In fact, finance professionals might be even more at risk of over complicating their investment and wealth-building strategies because they have access to so much information and knowledge about different investment vehicles.
Concentrating on the basics means:
- Look at your emergency fund pot and evaluate whether the amount you currently have allocated is appropriate. The standard advice is to have 3-6 months’ worth of expenses available in cash, but considering the amount of uncertainty in the economy and the ongoing effects of inflation, you might want to consider upping this to 6-9 months.
- Think about what would make sense for you; do you have a family to provide for or any new recurring costs like debt repayment that were not factored in the last time you decided on an emergency fund pot amount?

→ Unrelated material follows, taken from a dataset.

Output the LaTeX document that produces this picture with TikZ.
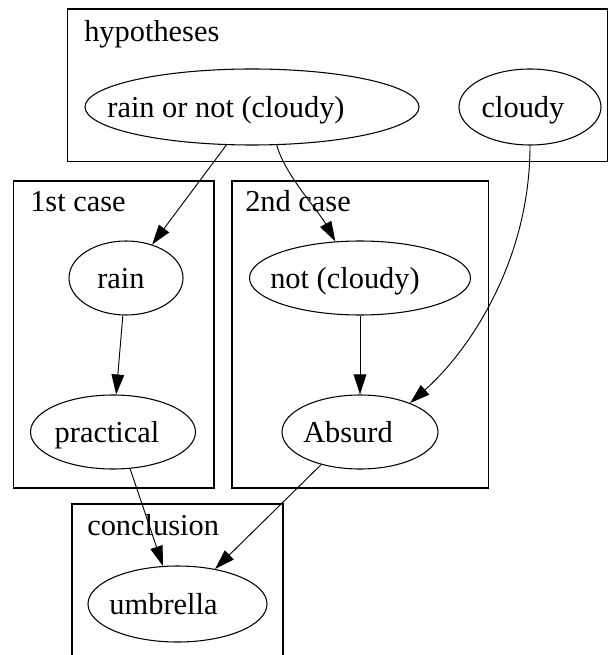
\documentclass[tikz,border=0pt]{standalone}
\usepackage{fontspec}
\setmainfont{Liberation Serif}
\usetikzlibrary{shapes.geometric,arrows.meta}
\begin{document}
\begin{tikzpicture}[x=0.75pt,y=-0.75pt,
  every node/.style={font=\fontsize{22.8}{26}\selectfont},
  state/.style={ellipse,draw,line width=0.8pt,inner sep=0pt,text height=16pt,text depth=0.25pt},
  cluster/.style={draw,line width=1.1pt},
  caption/.style={anchor=base west,inner sep=0pt},
  link/.style={line width=0.7pt,-{Triangle[length=15pt,width=9.5pt]}}]
\useasboundingbox (0,0) rectangle (609,655);
\clip (0,0) rectangle (609,655);

% clusters
\draw[cluster] (67.5,9) rectangle (607.5,161.5);
\draw[cluster] (13.5,181) rectangle (214,488);
\draw[cluster] (232,181) rectangle (488.5,488);
\draw[cluster] (72,670) -- (72,504) -- (283,504) -- (283,670);

\node[caption] (hyp) at (84,42) {hypotheses};
\node[caption] (c1) at (30,212) {1st case};
\node[caption] (c2) at (245,212) {2nd case};
\node[caption] (concl) at (87,535) {conclusion};

% statements (the leading negative kern sets each label slightly left of centre)
\node[state,minimum width=250.5pt,minimum height=57pt] (ron) at (252,107) {\kern-39pt rain or not (cloudy)};
\node[state,minimum width=106.5pt,minimum height=57pt] (cloudy) at (530,107) {\kern-10.5pt cloudy};
\node[state,minimum width=85.5pt,minimum height=55.5pt] (rain) at (126,278) {\kern-7.5pt rain};
\node[state,minimum width=165.75pt,minimum height=55.5pt] (not) at (360,278) {\kern-22.5pt not (cloudy)};
\node[state,minimum width=123.75pt,minimum height=55.5pt] (practical) at (113,432) {\kern-9pt practical};
\node[state,minimum width=117pt,minimum height=55.5pt] (absurd) at (360,432) {\kern-18pt Absurd};
\node[state,minimum width=134.25pt,minimum height=57pt] (umbrella) at (177.5,604) {\kern-21pt umbrella};

% inferences
\draw[link] (ron.236) -- (rain.52);
\draw[link] (ron.303) .. controls (285,175) and (318,210) .. (not.124);
\draw[link] (rain) -- (practical);
\draw[link] (not) -- (absurd);
\draw[link] (cloudy.270) .. controls (530,260) and (470,350) .. (absurd.30);
\draw[link] (practical.295) -- (umbrella.111);
\draw[link] (absurd.220) -- (umbrella.43);
\end{tikzpicture}
\end{document}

- Going back to basics also means thinking about whether you might be trying to do too much at once. For example, you might want to think about cutting back on your long-term (10-year+) savings so that you can invest for your short-term (12-24 month) goals in a way that makes sense and doesn’t leave you overstretched.
A renewed focus on the fundamentals of your investment strategy ensures a robust and logical plan for 2023’s money goals and boosts your chances of success.
2. Think with a ‘comprehensive financial ecosystem’ approach
Because income, spending, savings, investments, and taxes are all interconnected, we need to piece together all of the relevant information before we can get a clear image of the big picture.
Realistic expectations and a firm grasp of the overview of your entire financial life are vital to succeeding in your 2023 wealth-building goals.
Although the majority of investors anticipate decreased inflation and an uptick in the stock market in 2023, it’s crucial to keep your expectations in control. The risk and return characteristics of your investments should be in line with when you anticipate needing the money.
For instance, if your investment goal is stability and liquidity rather than growth and income, you may want to avoid the stock market in the short term.
Similarly, if your household income changes this year, that may impact your tax bracket. Could you make adjustments to your financial ecosystem by getting a different accountant, negotiating a raise, or increasing your car repayment amounts to eliminate your consumer debt more quickly?
By taking a complete look at your finances, you can get a clear picture of where you stand and be better able to make well-informed decisions going forward.
3. Stick to the plan
Once you have gone back to basics and taken a systems-thinking approach to your personal financial planning, the most important thing to do is stick to the plan you have made.
News is constantly breaking bringing fresh insights into financial markets and, more often than not, bringing doom & gloom.
If you have prepared diligently and honestly in steps 1 and 2, you can have confidence in your wealth-building strategy. You do not need to be swayed by headlines or volatility. Stick to the plan and reap the rewards.